The days of the 2008 presidential election are long past, but many Americans who profoundly dislike Obama have never forgotten Wright or his connection to the president. For that reason, Wright remains a polarizing figure.
He hearkened back to that time during a question-and-answer session after his talk at the university. Wright compared the number of people killed in the 9/11 attacks to the Japanese killed by the atomic bombs. Who are the terrorists, he asked.
But for most of the evening Wright shared his experiences of growing up during the era of segregation. He talked about what it was like to take over a black church in Chicago at a time it was losing young people. Wright grew Trinity United Church of Christ into an 8,000-member powerhouse that fought inner-city challenges such as poverty, homelessness and HIV/AIDS.

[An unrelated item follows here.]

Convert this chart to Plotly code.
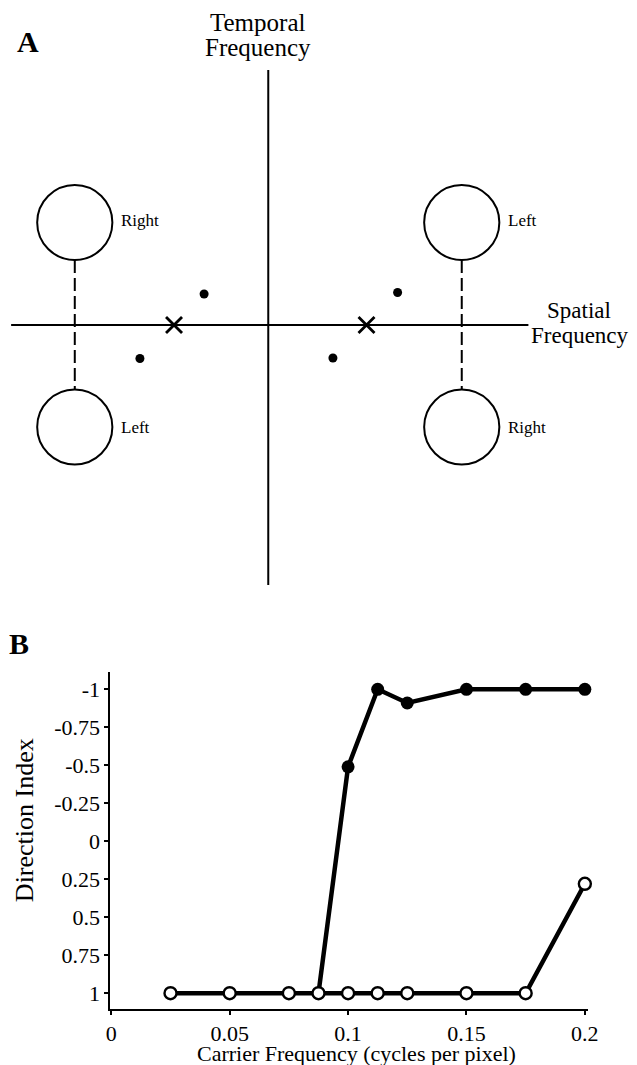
import plotly.graph_objects as go

# ---------------- Panel B data ----------------
carrier_freq_filled = [0.0875, 0.1, 0.1125, 0.125, 0.15, 0.175, 0.2]
direction_filled = [1.0, -0.49, -1.0, -0.91, -1.0, -1.0, -1.0]
carrier_freq_open = [0.025, 0.05, 0.075, 0.0875, 0.1, 0.1125, 0.125, 0.15, 0.175, 0.2]
direction_open = [1.0, 1.0, 1.0, 1.0, 1.0, 1.0, 1.0, 1.0, 1.0, 0.28]
x_tick_vals = [0, 0.05, 0.1, 0.15, 0.2]
x_tick_text = ["0", "0.05", "0.1", "0.15", "0.2"]
y_tick_vals = [-1, -0.75, -0.5, -0.25, 0, 0.25, 0.5, 0.75, 1]
y_tick_text = ["-1", "-0.75", "-0.5", "-0.25", "0", "0.25", "0.5", "0.75", "1"]

# ---------------- Panel A schematic (spatial / temporal frequency units) ----------------
circle_sf = [-193, -193, 193, 193]
circle_tf = [102.5, -102, 102.5, -102]
circle_radius = 37.5
circle_labels = ["Right", "Left", "Left", "Right"]
cross_sf = [-94, 98]
cross_tf = [0, 0]
dot_sf = [-64, -128, 129, 64.5]
dot_tf = [31, -33.5, 32.5, -33]
sf_axis_extent = [-256.5, 259.5]
tf_axis_extent = [-260, 255]

W, H = 637, 1065
FONT = "Liberation Serif"
# horizontal correction measured from earlier renders (rendered = S*x + O)
HS, HO = 0.974, 4.9


def fx(p):
    """figure pixel for a desired on-screen pixel (horizontal)"""
    return (p - HO) / HS


def px_x(p):
    return fx(p) / W


def px_y(p):
    return 1 - p / H


fig = go.Figure()

# ---- Panel A traces (xaxis / yaxis) ----
fig.add_trace(go.Scatter(x=sf_axis_extent, y=[0, 0], mode="lines",
                         line=dict(color="black", width=2.2), xaxis="x", yaxis="y",
                         showlegend=False, hoverinfo="skip"))
fig.add_trace(go.Scatter(x=[0, 0], y=tf_axis_extent, mode="lines",
                         line=dict(color="black", width=2), xaxis="x", yaxis="y",
                         showlegend=False, hoverinfo="skip"))
for sx in sorted(set(circle_sf)):
    tops = [t for s, t in zip(circle_sf, circle_tf) if s == sx]
    fig.add_trace(go.Scatter(x=[sx, sx], y=[max(tops) - circle_radius, min(tops) + circle_radius],
                             mode="lines", line=dict(color="black", width=2, dash="13px,5px"),
                             xaxis="x", yaxis="y", showlegend=False, hoverinfo="skip"))
fig.add_trace(go.Scatter(x=cross_sf, y=cross_tf, mode="markers",
                         marker=dict(symbol="x-thin", size=16, line=dict(color="black", width=2.8)),
                         xaxis="x", yaxis="y", showlegend=False, hoverinfo="skip"))
fig.add_trace(go.Scatter(x=dot_sf, y=dot_tf, mode="markers",
                         marker=dict(symbol="circle", size=9, color="black"),
                         xaxis="x", yaxis="y", showlegend=False, hoverinfo="skip"))

shapes = []
for cx, cy in zip(circle_sf, circle_tf):
    shapes.append(dict(type="circle", xref="x", yref="y",
                       x0=cx - circle_radius, x1=cx + circle_radius,
                       y0=cy - circle_radius, y1=cy + circle_radius,
                       line=dict(color="black", width=2), fillcolor="rgba(0,0,0,0)"))

annotations = []
for cx, cy, lab in zip(circle_sf, circle_tf, circle_labels):
    annotations.append(dict(x=cx + circle_radius + 7, y=cy + (2 if cy > 0 else 0), xref="x", yref="y",
                            text=lab, showarrow=False, xanchor="left", yanchor="middle",
                            font=dict(family=FONT, size=17, color="black")))

annotations += [
    dict(x=-10.5, y=303, xref="x", yref="y", text="Temporal", showarrow=False,
         xanchor="center", yanchor="middle", font=dict(family=FONT, size=25, color="black")),
    dict(x=-10.5, y=278, xref="x", yref="y", text="Frequency", showarrow=False,
         xanchor="center", yanchor="middle", font=dict(family=FONT, size=25, color="black")),
    dict(x=310, y=15, xref="x", yref="y", text="Spatial", showarrow=False,
         xanchor="center", yanchor="middle", font=dict(family=FONT, size=23, color="black")),
    dict(x=310.5, y=-10, xref="x", yref="y", text="Frequency", showarrow=False,
         xanchor="center", yanchor="middle", font=dict(family=FONT, size=23, color="black")),
    dict(x=px_x(28), y=px_y(42), xref="paper", yref="paper", text="<b>A</b>", showarrow=False,
         xanchor="center", yanchor="middle", font=dict(family=FONT, size=30, color="black")),
    dict(x=px_x(19), y=px_y(643), xref="paper", yref="paper", text="<b>B</b>", showarrow=False,
         xanchor="center", yanchor="middle", font=dict(family=FONT, size=30, color="black")),
    dict(x=px_x(356), y=px_y(1053), xref="paper", yref="paper",
         text="Carrier Frequency (cycles per pixel)", showarrow=False,
         xanchor="center", yanchor="middle", font=dict(family=FONT, size=22, color="black")),
    dict(x=px_x(24), y=px_y(820), xref="paper", yref="paper", text="Direction Index",
         showarrow=False, textangle=-90, xanchor="center", yanchor="middle",
         font=dict(family=FONT, size=26, color="black")),
]

# ---- Panel B traces (xaxis2 / yaxis2) ----
fig.add_trace(go.Scatter(x=carrier_freq_filled, y=direction_filled, mode="lines+markers",
                         line=dict(color="black", width=4.5),
                         marker=dict(symbol="circle", size=13, color="black"),
                         cliponaxis=False, xaxis="x2", yaxis="y2", showlegend=False))
fig.add_trace(go.Scatter(x=carrier_freq_open, y=direction_open, mode="lines+markers",
                         line=dict(color="black", width=4.5),
                         marker=dict(symbol="circle", size=12, color="white",
                                     line=dict(color="black", width=2.4)),
                         cliponaxis=False, xaxis="x2", yaxis="y2", showlegend=False))

fig.update_layout(
    width=W, height=H, autosize=False,
    margin=dict(l=0, r=0, t=0, b=0),
    paper_bgcolor="white", plot_bgcolor="rgba(0,0,0,0)",
    font=dict(family=FONT, color="black"),
    showlegend=False,
    # panel A: on-screen pixel p corresponds to data x = p - 267.5
    xaxis=dict(domain=[0, 1], range=[HO - 267.5, HS * W + HO - 267.5], visible=False, fixedrange=True),
    yaxis=dict(domain=[1 - 600 / H, 1], range=[-275, 325], visible=False, fixedrange=True),
    xaxis2=dict(domain=[px_x(110), px_x(586.6)], range=[-0.0004, 0.2014], anchor="y2",
                showline=True, linecolor="black", linewidth=2, showgrid=False, zeroline=False,
                ticks="outside", ticklen=4, tickwidth=2, tickcolor="black",
                tickvals=x_tick_vals, ticktext=x_tick_text,
                tickfont=dict(family=FONT, size=22, color="black")),
    yaxis2=dict(domain=[px_y(1009), px_y(671.7)], range=[1.104, -1.116], anchor="x2",
                showline=True, linecolor="black", linewidth=2, showgrid=False, zeroline=False,
                ticks="outside", ticklen=4, tickwidth=2, tickcolor="black",
                tickvals=y_tick_vals, ticktext=y_tick_text,
                tickfont=dict(family=FONT, size=22, color="black")),
    shapes=shapes,
    annotations=annotations,
)

post = ("document.documentElement.style.margin='0';document.documentElement.style.overflow='hidden';"
        "document.body.style.margin='0';document.body.style.overflow='hidden';")
fig.write_html("out.html", config={"displayModeBar": False, "responsive": False},
               post_script=post)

His visit was part of African Peoples’ History Month. The event featured a dialogue between Wright and T. Hasan Johnson, a professor in Fresno State’s Africana Studies Program, with Johnson asking Wright about his life and struggles.
Wright opened the evening event by telling how he was born in a Philadelphia neighborhood that was half black and half white. His family later traveled to the South to visit his grandparents, and it was there he experienced segregation for the first time.
“I grew up seeing segregated lunch counters,” Wright recalled. “I knew segregation up close and personal and I didn’t understand it.”
His father was a pastor, and Sunday was spent at the church. “I could not take off my shirt and tie all day,” Wright recalled.
Wright did not set out to be a pastor. Instead, he wanted to teach at a seminary, focusing on subjects like ethics, church history and the history of religion.
His career path was interrupted by a six-year stint in the military. He started in the Marines, then moved to the Navy to be a cardiopulmonary technician. Wright served in the years between Korea and Vietnam wars. One of the people he helped treat was then President Lyndon B. Johnson. In 1966, he received a letter of thanks from the White House.
While in the Marines, Wright felt the sting of racism. He recalled being called a racial epithet nearly 50 times while in Marine boot camp.
In 1967 he was discharged from the military, and began taking part in civil rights sit-ins. In this time he also stopped attending church. He found white Christians to be hypocrites and black believers to be “charlatans.”
“I went critical,” he said, explaining he was ready to tear down institutions, including the church. But his Christian faith did not waver, and Wright had the calling to become a pastor.
Once he took over Trinity, Wright worked to get good role models, like black professionals, involved in church so young people could see they could too achieve such status.
New challenges have emerged today. Wright said young people now are not growing up in the church as he did. “They get their theology from hip hop, where we got it from Sunday school.”